The airport primarily accommodates small commercial passenger airlines, cargo carriers, private aircraft owners, helicopters, corporate jets, military and other aircraft.  Dignitaries, corporate executives and owners of businesses prefer the airport's convenience and proximity to the city. A 2012 study showed that the airport had a $3.2-billion economic impact on the county. Anyone looking to house their corporate jet at Boeing Field, probably intends to handle important business.

The completed project included a 32,000-square-foot hangar and a 12,000-square-foot support building. In accordance with the desire to attain LEED Certification, the outer envelope includes materials such as reclaimed wood and insulated metal panels also containing recycled materials.

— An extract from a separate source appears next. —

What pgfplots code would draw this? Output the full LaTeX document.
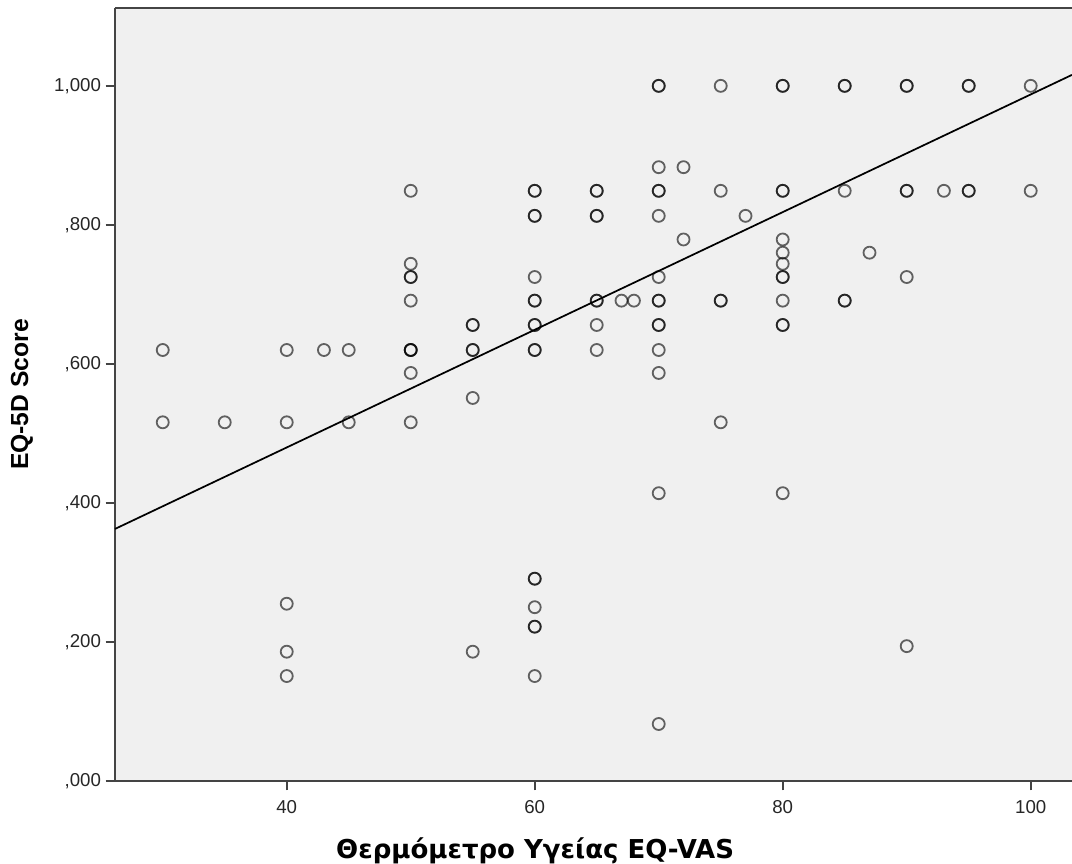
\documentclass[border=0pt]{standalone}
\usepackage{pgfplots}
\pgfplotsset{compat=1.18}
\usepackage{fontspec}
\setmainfont{Liberation Sans}
\newfontfamily\widebold[BoldFont={DejaVu Sans Bold}]{DejaVu Sans}

\definecolor{panelbg}{HTML}{F0F0F0}
\definecolor{spine}{HTML}{444444}

% EQ-VAS (x) against EQ-5D index (y); repeated rows are coincident observations
\pgfplotstableread{
x y
30 0.620
30 0.516
35 0.516
40 0.620
40 0.516
40 0.255
40 0.186
40 0.151
43 0.620
45 0.620
45 0.516
50 0.849
50 0.744
50 0.725
50 0.725
50 0.691
50 0.620
50 0.620
50 0.620
50 0.587
50 0.516
55 0.656
55 0.656
55 0.620
55 0.620
55 0.551
55 0.186
60 0.849
60 0.849
60 0.813
60 0.813
60 0.725
60 0.691
60 0.691
60 0.656
60 0.656
60 0.620
60 0.620
60 0.291
60 0.291
60 0.250
60 0.222
60 0.222
60 0.151
65 0.849
65 0.849
65 0.813
65 0.813
65 0.691
65 0.691
65 0.656
65 0.620
67 0.691
68 0.691
70 1.000
70 1.000
70 0.883
70 0.849
70 0.849
70 0.813
70 0.725
70 0.691
70 0.691
70 0.656
70 0.656
70 0.620
70 0.587
70 0.414
70 0.082
72 0.883
72 0.779
75 1.000
75 0.849
75 0.691
75 0.691
75 0.516
77 0.813
80 1.000
80 1.000
80 0.849
80 0.849
80 0.779
80 0.760
80 0.744
80 0.725
80 0.725
80 0.691
80 0.656
80 0.656
80 0.414
85 1.000
85 1.000
85 0.849
85 0.691
85 0.691
87 0.760
90 1.000
90 1.000
90 0.849
90 0.849
90 0.725
90 0.194
93 0.849
95 1.000
95 1.000
95 0.849
95 0.849
100 1.000
100 0.849
}\eqdata

% fitted line, end points at the panel edges
\pgfplotstableread{
x y
26.15 0.3626
103.33 1.0158
}\fitline

\begin{document}
\begin{tikzpicture}
\begin{axis}[
  at={(0,0)}, anchor=south west,
  scale only axis,
  width=717.75pt, height=579.75pt,
  xmin=26.15, xmax=103.33,
  ymin=0, ymax=1.112,
  axis x line*=box,
  axis y line*=left,
  axis line style={-, draw=spine, line width=1.3pt},
  axis background/.style={fill=panelbg},
  xtick={40,60,80,100},
  ytick={0,0.2,0.4,0.6,0.8,1.0},
  yticklabels={{,000},{,200},{,400},{,600},{,800},{1,000}},
  xtick pos=bottom, ytick pos=left,
  tick align=outside,
  major tick length=7pt,
  tick style={draw=spine, line width=1.3pt},
  /pgf/number format/assume math mode=true,
  ticklabel style={font=\fontsize{14}{16}\selectfont, text=black!85},
  xticklabel style={yshift=-4pt},
  xlabel={Θερμόμετρο Υγείας EQ-VAS},
  ylabel={EQ-5D Score},
  xlabel style={font=\widebold\bfseries\fontsize{19.5}{22}\selectfont,
    at={(rel axis cs:0.439,0)}, anchor=center, yshift=-52pt},
  ylabel style={font=\bfseries\fontsize{18.5}{21}\selectfont,
    at={(rel axis cs:0,0.5)}, anchor=center, yshift=69.75pt},
  clip=false,
]
\addplot[only marks, mark=o, mark size=4.5pt,
  mark options={draw=black, draw opacity=0.6, line width=1.35pt}]
  table[x=x, y=y] {\eqdata};
\addplot[black, line width=1.3pt] table[x=x, y=y] {\fitline};
\end{axis}
\pgfresetboundingbox
\useasboundingbox (-86.25pt,-62.25pt) rectangle (717.75pt,585.75pt);
\end{tikzpicture}
\end{document}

For the hangar, the IMPs performance and specifications proved ready to meet stringent technical specifications. The Micro-Rib's airtightness and water resistance characteristics protect valuable aircraft and cargo from the rainy Seattle-area weather. The Valspar modified polyester internal finish allows for wash-down procedures if needed. Kingspan's product performance ratings for fire, structural and other performance indicators made IMPs well suited to meet industry regulations. The panels' R-value of 7.5 per inch gave the building envelope a total R-value of 18.75, helping the facility towards meeting a goal of LEED Silver Certification.

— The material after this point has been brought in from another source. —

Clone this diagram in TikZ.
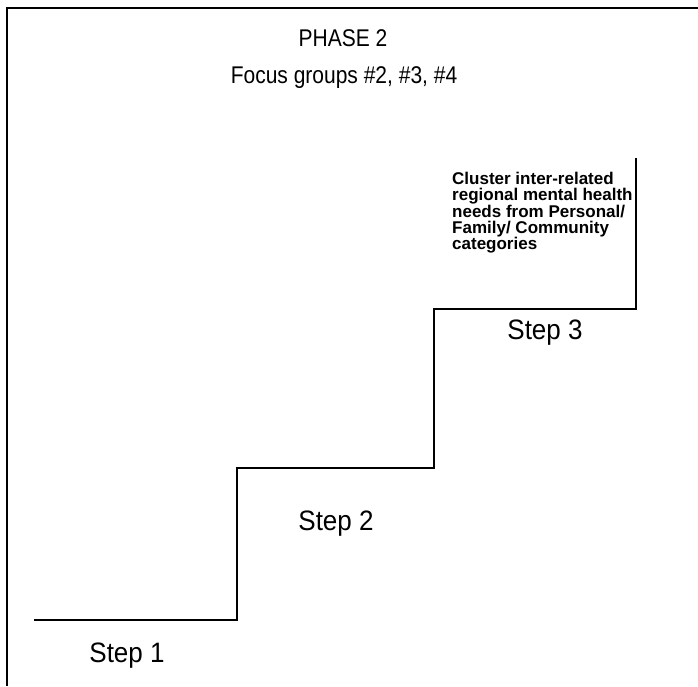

Looking at the hangar invokes a feeling of professionalism with a pop of “wow.” The panels’ highly attractive linear appearance complements the structure's aesthetics and detailed artistic touches. The design involved three different sized panels per wall to create a unique visual effect. The combination of IMPs and recycled wood for the building's exterior create an executive atmosphere before even entering the building.

The panels combine an impressive mix of characteristics important to modern design and construction. The panels' superior technical performance addresses a collection of needs from regulatory to energy efficiency. The single-component design reduces risks related to project timeline and budget. The visual aesthetics and design flexibility allow for function and form to be combined without sacrifice to overall quality.